┏━━

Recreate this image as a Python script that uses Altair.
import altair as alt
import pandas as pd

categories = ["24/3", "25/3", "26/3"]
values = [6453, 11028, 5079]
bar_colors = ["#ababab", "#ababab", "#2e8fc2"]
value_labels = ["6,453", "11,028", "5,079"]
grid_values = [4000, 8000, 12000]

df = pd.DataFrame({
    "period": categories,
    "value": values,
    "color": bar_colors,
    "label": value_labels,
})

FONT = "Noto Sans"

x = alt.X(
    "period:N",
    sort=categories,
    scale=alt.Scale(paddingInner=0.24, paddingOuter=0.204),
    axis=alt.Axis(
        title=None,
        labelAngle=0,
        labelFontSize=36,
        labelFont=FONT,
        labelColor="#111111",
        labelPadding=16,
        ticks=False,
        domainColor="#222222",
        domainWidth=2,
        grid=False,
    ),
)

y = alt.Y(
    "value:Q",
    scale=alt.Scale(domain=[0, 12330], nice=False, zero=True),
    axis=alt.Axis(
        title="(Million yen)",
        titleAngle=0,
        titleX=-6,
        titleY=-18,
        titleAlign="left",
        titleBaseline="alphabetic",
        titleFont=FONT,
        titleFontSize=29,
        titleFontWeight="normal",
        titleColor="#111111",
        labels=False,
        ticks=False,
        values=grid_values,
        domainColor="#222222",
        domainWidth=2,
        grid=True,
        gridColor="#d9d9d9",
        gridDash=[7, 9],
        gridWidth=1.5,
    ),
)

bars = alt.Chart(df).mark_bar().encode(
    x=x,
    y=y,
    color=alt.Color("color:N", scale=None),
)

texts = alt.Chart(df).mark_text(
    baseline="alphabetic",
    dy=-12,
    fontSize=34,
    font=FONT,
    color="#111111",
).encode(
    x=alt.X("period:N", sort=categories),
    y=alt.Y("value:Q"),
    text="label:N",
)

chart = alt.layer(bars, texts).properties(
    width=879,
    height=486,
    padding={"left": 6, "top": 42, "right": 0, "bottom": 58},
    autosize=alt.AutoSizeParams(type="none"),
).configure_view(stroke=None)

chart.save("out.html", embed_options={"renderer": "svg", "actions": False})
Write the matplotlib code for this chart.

┗━━

TASK DESCRIPTION
Copy every line of the material, please, keeping it exactly the same.

ANSWER BELOW
Recreate this image as a Python script that uses Altair.
import altair as alt
import pandas as pd

categories = ["24/3", "25/3", "26/3"]
values = [6453, 11028, 5079]
bar_colors = ["#ababab", "#ababab", "#2e8fc2"]
value_labels = ["6,453", "11,028", "5,079"]
grid_values = [4000, 8000, 12000]

df = pd.DataFrame({
    "period": categories,
    "value": values,
    "color": bar_colors,
    "label": value_labels,
})

FONT = "Noto Sans"

x = alt.X(
    "period:N",
    sort=categories,
    scale=alt.Scale(paddingInner=0.24, paddingOuter=0.204),
    axis=alt.Axis(
        title=None,
        labelAngle=0,
        labelFontSize=36,
        labelFont=FONT,
        labelColor="#111111",
        labelPadding=16,
        ticks=False,
        domainColor="#222222",
        domainWidth=2,
        grid=False,
    ),
)

y = alt.Y(
    "value:Q",
    scale=alt.Scale(domain=[0, 12330], nice=False, zero=True),
    axis=alt.Axis(
        title="(Million yen)",
        titleAngle=0,
        titleX=-6,
        titleY=-18,
        titleAlign="left",
        titleBaseline="alphabetic",
        titleFont=FONT,
        titleFontSize=29,
        titleFontWeight="normal",
        titleColor="#111111",
        labels=False,
        ticks=False,
        values=grid_values,
        domainColor="#222222",
        domainWidth=2,
        grid=True,
        gridColor="#d9d9d9",
        gridDash=[7, 9],
        gridWidth=1.5,
    ),
)

bars = alt.Chart(df).mark_bar().encode(
    x=x,
    y=y,
    color=alt.Color("color:N", scale=None),
)

texts = alt.Chart(df).mark_text(
    baseline="alphabetic",
    dy=-12,
    fontSize=34,
    font=FONT,
    color="#111111",
).encode(
    x=alt.X("period:N", sort=categories),
    y=alt.Y("value:Q"),
    text="label:N",
)

chart = alt.layer(bars, texts).properties(
    width=879,
    height=486,
    padding={"left": 6, "top": 42, "right": 0, "bottom": 58},
    autosize=alt.AutoSizeParams(type="none"),
).configure_view(stroke=None)

chart.save("out.html", embed_options={"renderer": "svg", "actions": False})
Write the matplotlib code for this chart.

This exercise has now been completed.